Amount of quarters in default
Whilst the numerous penalties included in the prospectus offer some kind of safeguard against a potentially deteriorating financial situation of the company, it's interesting to note the CEO can block a dividend increase caused by a breach of the Net Worth vs Preferred Stock ratio, but after scanning the entire IPO document, it looks like this is the only default where the SB-B holders can waive the compliance. There is however one clause in the IPO document stating. "In some circumstances, if any and all events of default under the indenture, other than the non-payment of the principal of the securities that has become due as a result of an acceleration, have been cured, waived or otherwise remedied, then the holders of a majority in aggregate principal amount of all series of outstanding debt securities affected, voting as one class, may annul past declarations of acceleration or waive past defaults of the debt securities."

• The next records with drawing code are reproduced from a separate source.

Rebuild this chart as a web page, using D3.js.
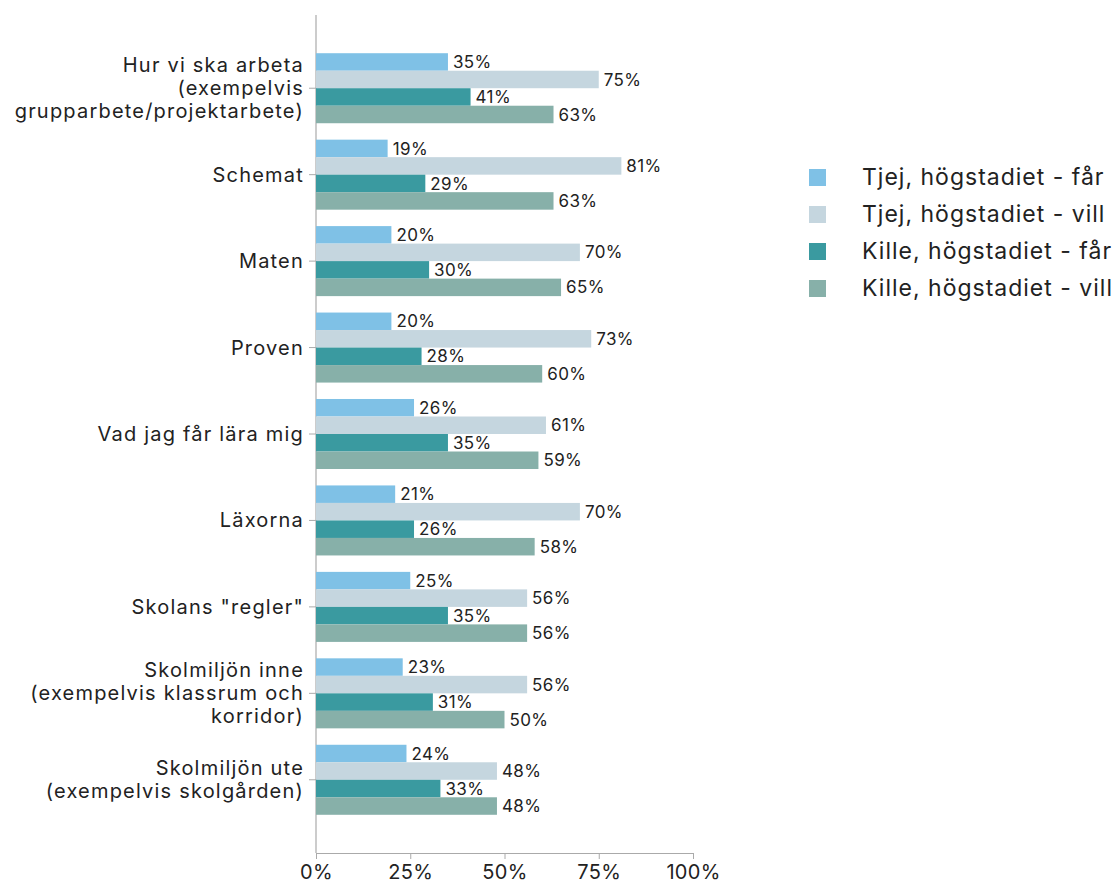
<!DOCTYPE html>
<html><head><meta charset="utf-8">
<script src="https://cdn.jsdelivr.net/npm/d3@7"></script>
<style>body{margin:0;background:#fff}svg{display:block}</style>
</head><body>
<svg id="c" width="1112" height="883"></svg>
<script>
const categories = [
  ["Hur vi ska arbeta","(exempelvis","grupparbete/projektarbete)"],
  ["Schemat"],
  ["Maten"],
  ["Proven"],
  ["Vad jag får lära mig"],
  ["Läxorna"],
  ["Skolans \"regler\""],
  ["Skolmiljön inne","(exempelvis klassrum och","korridor)"],
  ["Skolmiljön ute","(exempelvis skolgården)"]
];
const seriesNames = ["Tjej, högstadiet - får","Tjej, högstadiet - vill","Kille, högstadiet - får","Kille, högstadiet - vill"];
const tjejFar  = [35,19,20,20,26,21,25,23,24];
const tjejVill = [75,81,70,73,61,70,56,56,48];
const killeFar = [41,29,30,28,35,26,35,31,33];
const killeVill= [63,63,65,60,59,58,56,50,48];
const colors = ["#7fc1e6","#c5d6df","#3a9aa0","#87b0a9"];
const xTicks = [0,25,50,75,100];

const series = [tjejFar,tjejVill,killeFar,killeVill];
const font = "Inter, 'Noto Sans', sans-serif";
const svg = d3.select("#c");
const idx = d3.range(categories.length);
const x = d3.scaleLinear().domain([0,100]).range([316,693]);
const y = d3.scaleBand().domain(idx).range([45,823]).paddingInner(0.19).paddingOuter(0.095);
const inner = d3.scaleBand().domain(d3.range(4)).range([0,y.bandwidth()]);

// axes
const gx = svg.append("g").attr("transform","translate(0,853)")
  .call(d3.axisBottom(x).tickValues(xTicks).tickFormat(d=>d+"%").tickSize(6).tickSizeOuter(0));
gx.select(".domain").attr("stroke","#aaa");
gx.selectAll(".tick line").attr("stroke","#aaa");
gx.selectAll(".tick text").attr("font-family",font).attr("font-size",20).attr("fill","#222")
  .attr("letter-spacing",0.3).attr("y",10).attr("dy","0.78em");

svg.append("line").attr("x1",316).attr("x2",316).attr("y1",15).attr("y2",853).attr("stroke","#aaa").attr("stroke-width",1.2);
// y ticks
svg.selectAll(".ytick").data(idx).join("line")
  .attr("x1",309).attr("x2",316)
  .attr("y1",d=>y(d)+y.bandwidth()/2).attr("y2",d=>y(d)+y.bandwidth()/2)
  .attr("stroke","#aaa");

// bars
const g = svg.append("g");
series.forEach((vals,si)=>{
  g.selectAll(".b"+si).data(vals).join("rect")
    .attr("x",x(0)).attr("y",(d,i)=>y(i)+inner(si))
    .attr("width",d=>x(d)-x(0)).attr("height",inner.bandwidth())
    .attr("fill",colors[si]);
  g.selectAll(".l"+si).data(vals).join("text")
    .attr("x",d=>x(d)+5).attr("y",(d,i)=>y(i)+inner(si)+inner.bandwidth()/2)
    .attr("dy","0.36em").attr("font-family",font).attr("font-size",17).attr("letter-spacing",0.4).attr("fill","#222")
    .text(d=>d+"%");
});

// category labels
const lh = 23;
idx.forEach(i=>{
  const lines = categories[i];
  const cy = y(i)+y.bandwidth()/2;
  const t = svg.append("text").attr("text-anchor","end").attr("font-family",font)
    .attr("font-size",20).attr("letter-spacing",1.2).attr("fill","#222");
  lines.forEach((ln,k)=>{
    t.append("tspan").attr("x",304)
     .attr("y",cy + (k-(lines.length-1)/2)*lh).attr("dy","0.35em").text(ln);
  });
});

// legend
const lg = svg.append("g");
seriesNames.forEach((n,i)=>{
  const cy = 177 + i*37;
  lg.append("rect").attr("x",809).attr("y",cy-8).attr("width",17).attr("height",17).attr("fill",colors[i]);
  lg.append("text").attr("x",862).attr("y",cy).attr("dy","0.35em").attr("font-family",font)
    .attr("font-size",23).attr("letter-spacing",1).attr("fill","#222").text(n);
});
</script>
</body></html>
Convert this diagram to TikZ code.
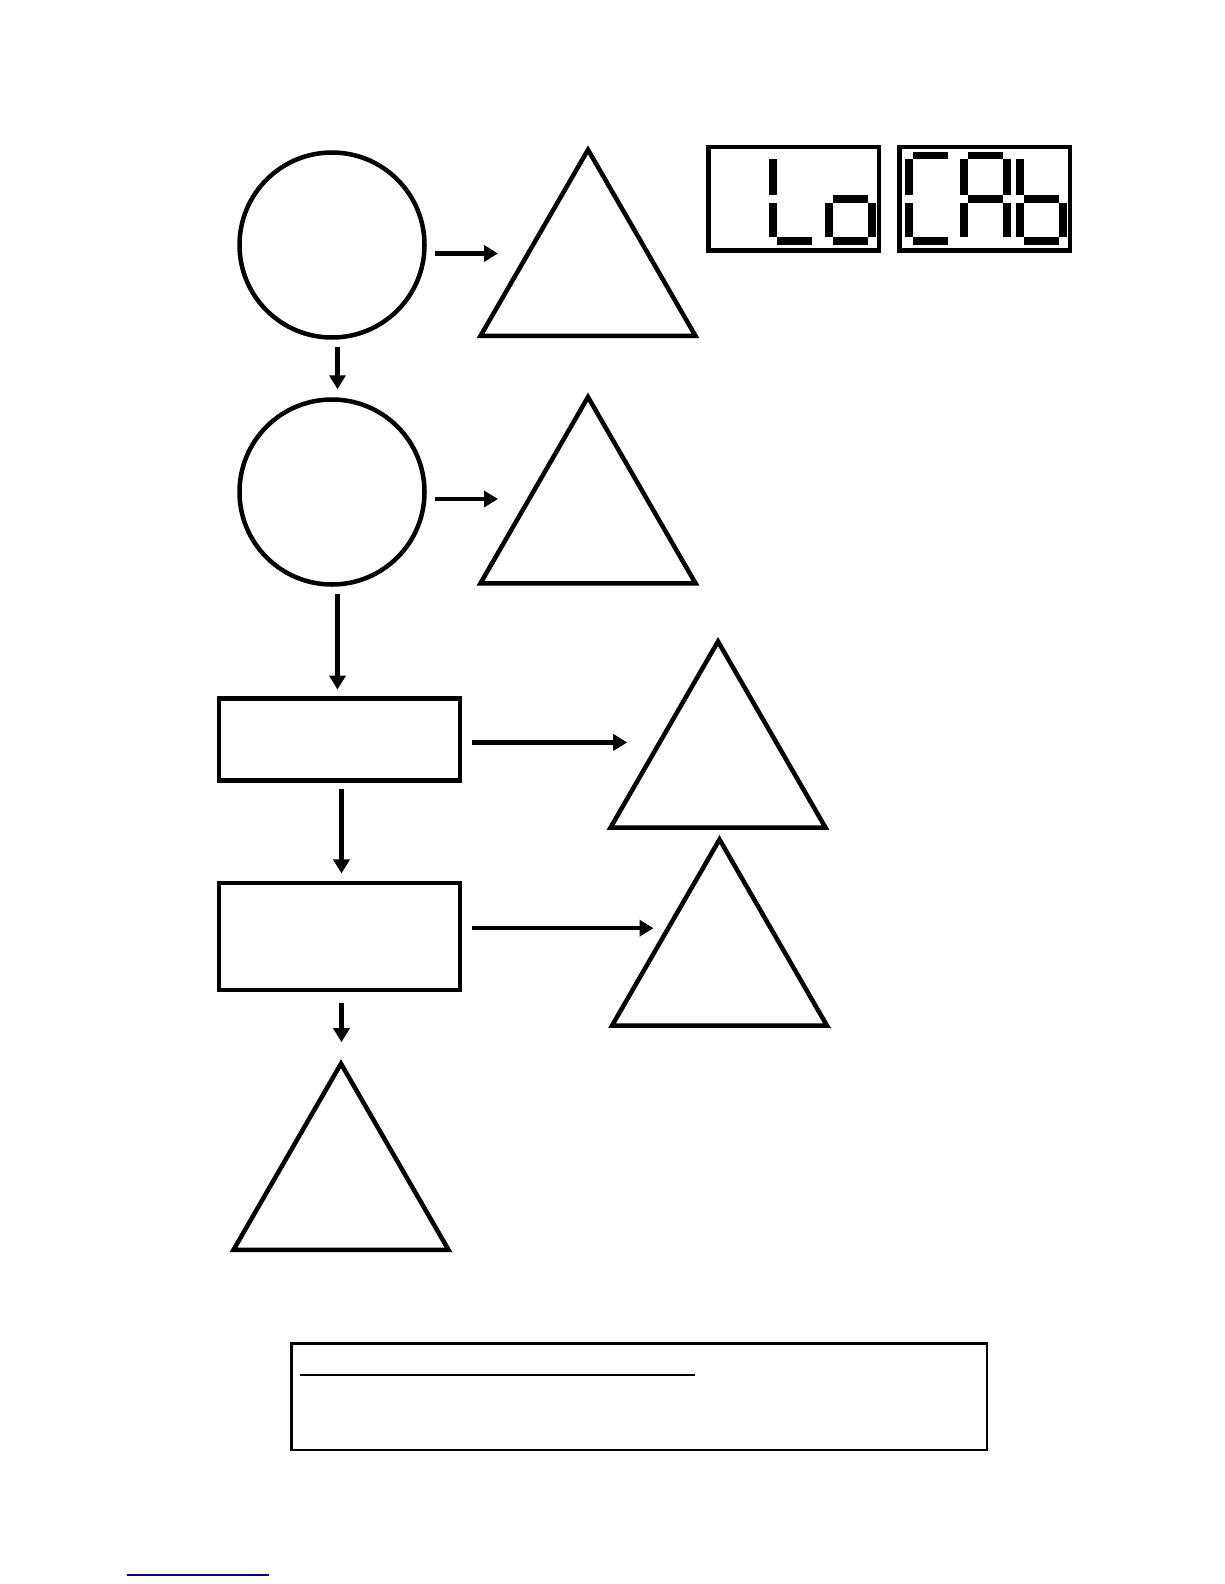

As a conclusion, because of the fact the CEO has coughed up $20M of his personal money to invest in this issue of preferred shares, one can be quite certain the company will do whatever it takes to fulfill its obligations under the terms of this issue. On the other hand, exactly because the CEO owns 50% of the issue, he can easily single-handedly waive certain defaults meaning he can effectively block any increase in the preferred dividend caused by a default.
I'm willing to dip my toes into the Safe Bulkers water and will very likely take a small position in its preferred shares B. I'll see how it plays out, but I hope my preferred stock will be called by July 30, 2018.